Трудно мне выражать, до какой степени тронул меня подарок, который Вы и Ваши товарищи, мои бывшие ученики, господа Турнер, Николаев, Ребрин, Журавлев, Лубо, Верик, Цезаревич, Зотов, послали мне. Этот портсигар имеет для меня двойную драгоценность, во-первых, потому, что он – очень красивой работы и превосходного вкуса, а во-вторых, потому, что он напоминает мне хороших товарищей, подпись которых я читаю гравированную внутри.

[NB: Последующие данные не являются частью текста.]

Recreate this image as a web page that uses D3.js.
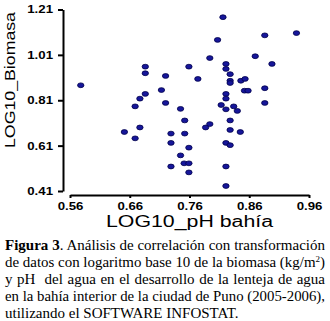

Скажите, пожалуйста, от меня каждому из них, что я очень благодарен и что всегда будет мне очень приятно – воспоминание моих русских товарищей, особенно тех, с которыми я провел время образом таким выгодным – не меньше для меня, чем для них. Еще раз спасибо, господин полковник. Желающий Вам скорого окончания Вашего плена и счастливого возврата в отечество, Ваш бывший учитель и настоящий приятель,
Rene de Roure Schonbergf (Suisse)».На оборотной стороне нашей с ним фотографии Monsieur Rene de Roure написал мне (надпись по-французски):
«En souvenir des heures d’etudes avec des camarades que je n’oublierai jamais, surtout te Colonel Ouspensky».
Перевод:
«На память об уроках с друзьями, которых я никогда не забуду, особенно полковника Успенского,
Ренэ де Рур».V. Страстная неделя и общая исповедь
Пасхальные письма В. Н. Урванцевой. О русском церковном пении. Революция в России. Отречение царя. Керенщина.
Кончилась зима, и в садике нашего лагеря от кустов и деревьев уже пахло весной, пели жаворонки. По вечерам от заката солнца долго стояли лиловые сумерки. На Страстной неделе и утром, и вечером шли Богослужения в нашей восстановленной церкви на чердаке.